Взять справку о невинности ее заставляла родная мать

На редкость теплая, сухая погода стояла в Тайшете осенью 1959 года. В один из таких солнечных октябрьских дней незадолго до обеденного перерыва в кабинет следователя Иркутской транспортной прокуратуры Петра Фокина, откомандированного распутывать пару уголовных дел о хищениях из подвижного состава, влетел взъерошенный начальник местного линейного пункта милиции Сергей Иванович Одиноков:
— Сергеич, труп на входных стрелках в западной горловине. Товарняк девчонку переехал. Поезд отправлять надо, а протокол осмотра места происшествия толково составить некому. Может, выручишь?
Через пять минут Фокин с Одиноковым стояли на насыпи у полувагона, под колесами которого лежало разрезанное многотонной махиной девичье тело. "Какая красивая", — совсем невпопад подумалось Фокину.

Тело на рельсах

— Что со мной теперь будет? — машинист с белым как мел лицом безуспешно пытался унять устроившие сумасшедшую пляску губы. — Я же все сделал по инструкции. Спокойнехонько шла девчонка навстречу по тропинке, а перед самым поездом ни с того ни с сего улеглась на рельсы. Я, понятное дело, сразу по тормозам. Да какое там...

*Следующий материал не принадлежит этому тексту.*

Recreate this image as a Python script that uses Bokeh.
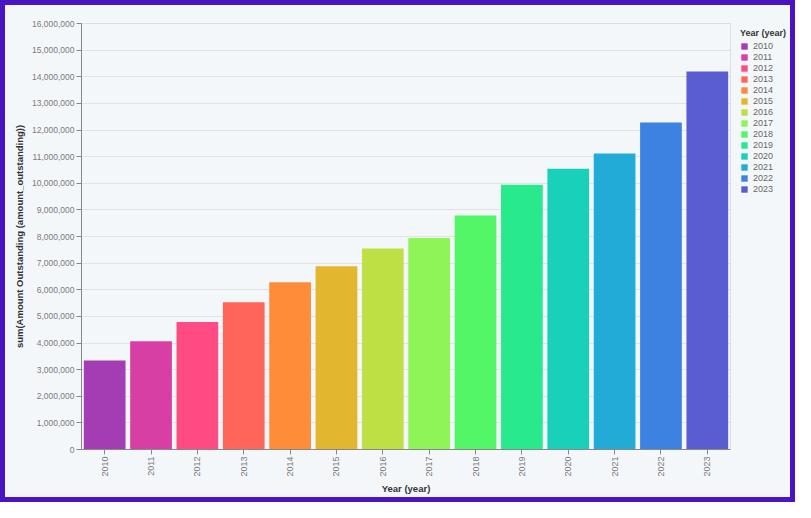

Следователь велел Одинокову увести и успокоить машиниста, а сам взялся за описание места происшествия. Петр Сергеевич уже заканчивал протокол, когда за спиной послышались отчаянные крики. Фокин обернулся: прямо на него с пригорка со всех ног летела стайка девчат. Увидев тело на рельсах, девушки разноголосо завыли:

— Это Клава Красникова. Наша одноклассница. Мы вместе работаем... работали на слюдяной фабрике.

Следователь взял у девчонок адрес родителей погибшей, записал также фамилии и адреса самих девушек и попросил их разойтись, предупредив, что попозже с каждой ему необходимо поговорить поподробнее о Клавдии Красниковой.

"Она говорила, что скоро умрет"

К Красниковым Петр Сергеевич решил пока не ходить — там сегодня не до него. Для начала можно ограничиться и опросом фабричных подружек Клавы.

— Какая Клава была? Добрая, отзывчивая. Не задавака, хоть и красивая, — чуть не с первого класса мальчишки ходили за ней табуном. Нет, ни на что вроде не жаловалась ни раньше, ни в последнее время. Вы лучше Галю Чердынцеву спросите, это она нам сказала, что надо бежать к железке Клавку спасать.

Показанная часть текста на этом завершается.